Later, during class, Pudge confessed that he didn't like to fold his arms. He would rather just let them hang loose. I told him he could do whatever he wanted during prayers so long as he was quiet.
A girl: "Heavenly Father says we have to fold our arms."
Me: "No, he doesn't."
Pudge: "Sister Slummer said so."
Me: "Well, she's a fathead. And you can tell her that Brother Kirby said so."
Later, when it was time for the closing prayer, I told the kids to fold their heads and bow their arms. So ingrained was the prescribed function of reverence in them that only Pudge caught this wordplay.
I told you that to tell you this. What most people call the will of God is actually a bit of gospel or dogma processed through the filters of our own personalities. That's why God's will changes from person to person, even in the same faith.

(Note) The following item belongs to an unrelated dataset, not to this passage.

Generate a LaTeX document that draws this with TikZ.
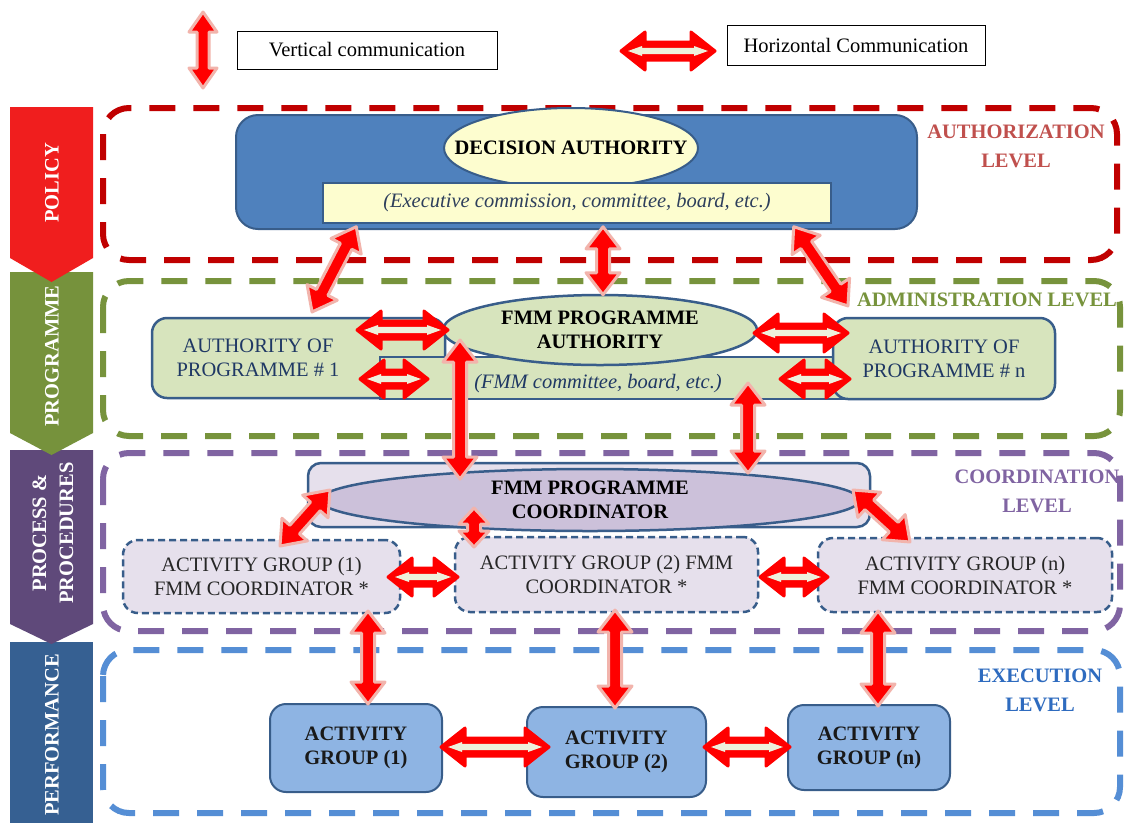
\documentclass[tikz,border=0pt]{standalone}
\usepackage{fontspec}
\setmainfont{Liberation Serif}
\usetikzlibrary{calc,shapes.geometric}

\definecolor{bandred}{HTML}{F01E1E}
\definecolor{bandgreen}{HTML}{76923C}
\definecolor{bandpurple}{HTML}{5F497A}
\definecolor{bandblue}{HTML}{366092}
\definecolor{framered}{HTML}{C00000}
\definecolor{framegreen}{HTML}{77933C}
\definecolor{framepurple}{HTML}{8064A2}
\definecolor{frameblue}{HTML}{558ED5}
\definecolor{edgeblue}{HTML}{385D8A}
\definecolor{decfill}{HTML}{4F81BD}
\definecolor{paleyellow}{HTML}{FDFDCF}
\definecolor{progfill}{HTML}{D7E4BD}
\definecolor{coordfill}{HTML}{E6E0EC}
\definecolor{coordell}{HTML}{CCC1DA}
\definecolor{execfill}{HTML}{8EB4E3}
\definecolor{navytext}{HTML}{1F3864}
\definecolor{italictext}{HTML}{2E3F5C}
\definecolor{arrowred}{HTML}{FF0000}
\definecolor{arrowpink}{HTML}{F2B4AC}
\definecolor{arrowcream}{HTML}{EEF0DC}
\definecolor{lblred}{HTML}{C0504D}
\definecolor{lblgreen}{HTML}{77933C}
\definecolor{lblpurple}{HTML}{8064A2}
\definecolor{lblblue}{HTML}{2E6BBF}

\newcommand\diafont{\fontsize{20.5}{24}\selectfont}

% block-arrow geometry (all in pt): inset, head length, head half width, shaft half width
\def\bkI{0}\def\bkH{22}\def\bkW{17}\def\bkS{6.5}

\tikzset{
  bkinset/.code={\def\bkI{#1}},
  bkhead/.code={\def\bkH{#1}},
  bkhalf/.code={\def\bkW{#1}},
  bkshaft/.code={\def\bkS{#1}},
  blockarrow/.style={to path={
    let \p1=(\tikztostart), \p2=(\tikztotarget),
        \n1={atan2(\y2-\y1,\x2-\x1)}, \n2={veclen(\x2-\x1,\y2-\y1)} in
    ($(\p1)+(\n1:\bkI pt)$)
    -- ($(\p1)+(\n1:\bkI pt+\bkH pt)+(\n1+90:\bkW pt)$)
    -- ($(\p1)+(\n1:\bkI pt+\bkH pt)+(\n1+90:\bkS pt)$)
    -- ($(\p1)+(\n1:\n2-\bkI pt-\bkH pt)+(\n1+90:\bkS pt)$)
    -- ($(\p1)+(\n1:\n2-\bkI pt-\bkH pt)+(\n1+90:\bkW pt)$)
    -- ($(\p1)+(\n1:\n2-\bkI pt)$)
    -- ($(\p1)+(\n1:\n2-\bkI pt-\bkH pt)+(\n1-90:\bkW pt)$)
    -- ($(\p1)+(\n1:\n2-\bkI pt-\bkH pt)+(\n1-90:\bkS pt)$)
    -- ($(\p1)+(\n1:\bkI pt+\bkH pt)+(\n1-90:\bkS pt)$)
    -- ($(\p1)+(\n1:\bkI pt+\bkH pt)+(\n1-90:\bkW pt)$)
    -- cycle}},
  vconn/.style={blockarrow, fill=arrowred, draw=arrowpink, line width=3pt, line join=round},
  hout/.style={blockarrow, fill=arrowred, draw=arrowred, line width=3pt, line join=round,
    bkhead=24, bkhalf=19, bkshaft=9},
  hin/.style={blockarrow, fill=arrowcream, bkinset=7, bkhead=14, bkhalf=5, bkshaft=3.2},
  lvlframe/.style={line width=6pt, dash pattern=on 26pt off 18pt, rounded corners=26pt},
  bandtext/.style={rotate=90, text=white, font=\diafont\bfseries, align=center, inner sep=0pt},
  legendbox/.style={draw=black, line width=1pt, fill=white, inner sep=0pt, font=\diafont},
  decbox/.style={fill=decfill, draw=edgeblue, line width=2pt, rounded corners=22pt, inner sep=0pt},
  yellowell/.style={ellipse, fill=paleyellow, draw=edgeblue, line width=2pt, inner sep=0pt},
  celltext/.style={font=\diafont\bfseries, inner sep=0pt, align=center},
  yellowbar/.style={fill=paleyellow, draw=edgeblue, line width=1.5pt, inner sep=0pt,
    font=\diafont\itshape, text=italictext},
  progbox/.style={fill=progfill, draw=edgeblue, line width=2.5pt, rounded corners=15pt, inner sep=0pt},
  progell/.style={ellipse, fill=progfill, draw=edgeblue, line width=2.5pt, inner sep=0pt},
  coordbox/.style={fill=coordfill, draw=edgeblue, line width=2.5pt, rounded corners=13pt, inner sep=0pt},
  coordell/.style={ellipse, fill=coordell, draw=edgeblue, line width=2.5pt, inner sep=0pt},
  agbox/.style={fill=coordfill, draw=edgeblue, line width=2.5pt, dash pattern=on 7pt off 4pt,
    rounded corners=15pt, inner sep=0pt, font=\diafont, text=black!85, align=center},
  execbox/.style={fill=execfill, draw=edgeblue, line width=2pt, rounded corners=16pt, inner sep=0pt,
    font=\diafont\bfseries, text=black!90, align=center},
  lvllabel/.style={font=\fontsize{20.5}{29}\selectfont\bfseries, align=center, inner sep=0pt},
  plaintext/.style={font=\diafont, inner sep=0pt, align=center},
}

\newcommand\commlink[2]{\draw[hout] (#1) to (#2); \fill[hin] (#1) to (#2);}

\begin{document}
\begin{tikzpicture}[x=1pt,y=-1pt]
\useasboundingbox[fill=white] (0,0) rectangle (1129,823);

% ---- side bands (chevrons) ----
\fill[bandblue] (10,642) -- (93,642) -- (93,823) -- (10,823) -- cycle;
\fill[bandpurple] (10,450) -- (93,450) -- (93,624) -- (51.5,644) -- (10,624) -- cycle;
\fill[bandgreen] (10,272) -- (93,272) -- (93,433) -- (51.5,455) -- (10,433) -- cycle;
\fill[bandred] (10,107) -- (93,107) -- (93,258) -- (51.5,282) -- (10,258) -- cycle;
\node[bandtext] (bpolicy) at (52,183) {POLICY};
\node[bandtext] (bprog) at (52,356) {PROGRAMME};
\node[bandtext, font=\fontsize{20.5}{27}\selectfont\bfseries] (bproc) at (53,533) {PROCESS \&\\PROCEDURES};
\node[bandtext] (bperf) at (52,735) {PERFORMANCE};

% ---- level frames ----
\draw[lvlframe, framered] (103,108) rectangle (1117,260);
\draw[lvlframe, framegreen] (103,281) rectangle (1120,436);
\draw[lvlframe, framepurple] (103,453) rectangle (1120,631);
\draw[lvlframe, frameblue] (103,650) rectangle (1120,813);

\node[lvllabel, text=lblred] (lauth) at (1016,146) {AUTHORIZATION\\LEVEL};
\node[lvllabel, text=lblgreen] (ladmin) at (987,300) {ADMINISTRATION LEVEL};
\node[lvllabel, text=lblpurple] (lcoord) at (1037,491) {COORDINATION\\LEVEL};
\node[lvllabel, text=lblblue] (lexec) at (1040,690) {EXECUTION\\LEVEL};

% ---- legend ----
\node[legendbox, minimum width=260pt, minimum height=38pt] (legv) at (367,50) {Vertical communication};
\node[legendbox, minimum width=258pt, minimum height=40pt] (legh) at (856,45) {Horizontal Communication};

% ---- authorization level ----
\node[decbox, minimum width=681pt, minimum height=114pt] (dec) at (576.5,172) {};
\node[yellowell, minimum width=254pt, minimum height=80pt,
      label={[celltext]center:DECISION AUTHORITY}] (decell) at (571,148) {};
\node[yellowbar, minimum width=508pt, minimum height=40pt] (decbar) at (577,203) {(Executive commission, committee, board, etc.)};

% ---- administration level ----
\node[progbox, minimum width=293pt, minimum height=80pt] (prog1) at (298.5,358) {};
\node[plaintext, text=navytext] (prog1t) at (258,358) {AUTHORITY OF\\PROGRAMME \# 1};
\node[fill=progfill, draw=edgeblue, line width=2pt, minimum width=465pt, minimum height=42pt, inner sep=0pt] (comm) at (612.5,378) {};
\node[plaintext, font=\diafont\itshape, text=navytext] (commt) at (598,384) {(FMM committee, board, etc.)};
\node[progell, minimum width=314pt, minimum height=70pt,
      label={[celltext]center:FMM PROGRAMME\\AUTHORITY}] (fmmauth) at (600,330) {};
\node[progbox, minimum width=222pt, minimum height=81pt, font=\diafont, text=navytext, align=center] (progn) at (944,358.5) {AUTHORITY OF\\PROGRAMME \# n};

% ---- coordination level ----
\node[coordbox, minimum width=562pt, minimum height=64pt] (coordrect) at (589,495) {};
\node[coordell, minimum width=540pt, minimum height=62pt,
      label={[celltext]center:FMM PROGRAMME\\COORDINATOR}] (coord) at (590,500) {};
\node[agbox, minimum width=277pt, minimum height=73pt] (ag1) at (261.5,576.5) {ACTIVITY GROUP (1)\\FMM COORDINATOR *};
\node[agbox, minimum width=303pt, minimum height=75pt] (ag2) at (606.5,574.5) {ACTIVITY GROUP (2) FMM\\COORDINATOR *};
\node[agbox, minimum width=294pt, minimum height=74pt] (agn) at (965,575) {ACTIVITY GROUP (n)\\FMM COORDINATOR *};

% ---- execution level ----
\node[execbox, minimum width=172pt, minimum height=88pt] (ex1) at (356,748) {ACTIVITY\\GROUP (1)};
\node[execbox, minimum width=179pt, minimum height=90pt] (ex2) at (616.5,752) {ACTIVITY\\GROUP (2)};
\node[execbox, minimum width=162pt, minimum height=85pt] (exn) at (869,747.5) {ACTIVITY\\GROUP (n)};

% ---- vertical communication links ----
\coordinate (lv1) at (203,12);   \coordinate (lv2) at (203,88);
\coordinate (d1) at ($(decbar.south west)+(34,3)$);  \coordinate (p1top) at (312,312);
\coordinate (d2) at ($(decbar.south)+(26,3)$);       \coordinate (fatop) at ($(fmmauth.north)+(3,1)$);
\coordinate (d3) at ($(decbar.south east)+(-38,3)$); \coordinate (pntop) at (848,306);
\coordinate (fa1) at (460,340);  \coordinate (co1) at (460,479);
\coordinate (cm1) at (748,383);  \coordinate (co2) at (748,473);
\coordinate (co3) at (330,490);  \coordinate (ag1top) at (280,546);
\coordinate (co4) at (474,508);  \coordinate (ag2top) at (474,547);
\coordinate (co5) at (853,490);  \coordinate (agntop) at (910,542);
\coordinate (ag1b) at (368,611); \coordinate (ex1t) at (368,704);
\coordinate (ag2b) at (615,610); \coordinate (ex2t) at (615,708);
\coordinate (agnb) at (878,611); \coordinate (exnt) at (878,706);

\draw[vconn, bkhalf=14, bkshaft=6, bkhead=20] (lv1) to (lv2);
\draw[vconn] (d1) to (p1top);
\draw[vconn] (d2) to (fatop);
\draw[vconn] (d3) to (pntop);
\draw[vconn] (fa1) to (co1);
\draw[vconn] (cm1) to (co2);
\draw[vconn] (co3) to (ag1top);
\draw[vconn, bkhead=16, bkhalf=15] (co4) to (ag2top);
\draw[vconn] (co5) to (agntop);
\draw[vconn] (ag1b) to (ex1t);
\draw[vconn] (ag2b) to (ex2t);
\draw[vconn] (agnb) to (exnt);

% ---- horizontal communication links ----
\coordinate (lh1) at (621,51);  \coordinate (lh2) at (715,51);
\coordinate (h1a) at (357,330); \coordinate (h1b) at (448,330);
\coordinate (h2a) at (360,379); \coordinate (h2b) at (428,379);
\coordinate (h3a) at (754,333); \coordinate (h3b) at (848,333);
\coordinate (h4a) at (780,379); \coordinate (h4b) at (850,379);
\coordinate (h5a) at (388,577); \coordinate (h5b) at (458,577);
\coordinate (h6a) at (760,577); \coordinate (h6b) at (828,577);
\coordinate (h7a) at (441,747); \coordinate (h7b) at (549,747);
\coordinate (h8a) at (704,747); \coordinate (h8b) at (790,747);

\commlink{lh1}{lh2}
\commlink{h1a}{h1b}
\commlink{h2a}{h2b}
\commlink{h3a}{h3b}
\commlink{h4a}{h4b}
\commlink{h5a}{h5b}
\commlink{h6a}{h6b}
\commlink{h7a}{h7b}
\commlink{h8a}{h8b}
\end{tikzpicture}
\end{document}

If you're obsessively dogmatic, so too will be the manner of your worship. For example, Mormons are commanded not to drink intoxicating beverages. For most Latter-day Saints, this means no beer, wine or hard liquor. For others, it means no alcohol in any form, including cough syrup or sugar alcohol in some foods. To them, vanilla extract is of the devil.
You'll also see this behavior in our long and utterly useless search for the Lord's true will regarding caffeine in soda drinks. Beer or diet Coke. It's sixes.
Two guys can believe in the same thing, but just because one of them believes it while wearing a necktie doesn't mean he automatically occupies the high ground of faith or is more in tune with the Spirit.
It could be that conforming to a dress code is simply more important to him than it is to the other guy. Yes, it could also mean that the open-collar guy is a fallen spirit destined for one of the lower kingdoms. My bet is that God doesn't care one way or the other.
It isn't just Mormons. Hundreds of millions of people believe in the Quran, but only a teensy minority of them want to blow people up. Same with Christians, Jews, Catholics, Buddhists, perhaps even the Amish.
To be fair, let's include atheists or nonbelievers as well. If you're an intolerant @$&*#$ of an atheist, odds are that atheism didn't make you that way. You were probably an intolerant @$&*#$ to begin with.
When it comes to religion, people holler a lot about "truth." While I concede that this might be important, I also believe that the search for it is fraught with pitfalls for an ego-driven species like ours.
One thing is dead certain: Finding truth never automatically made anyone smart enough to put it to good use.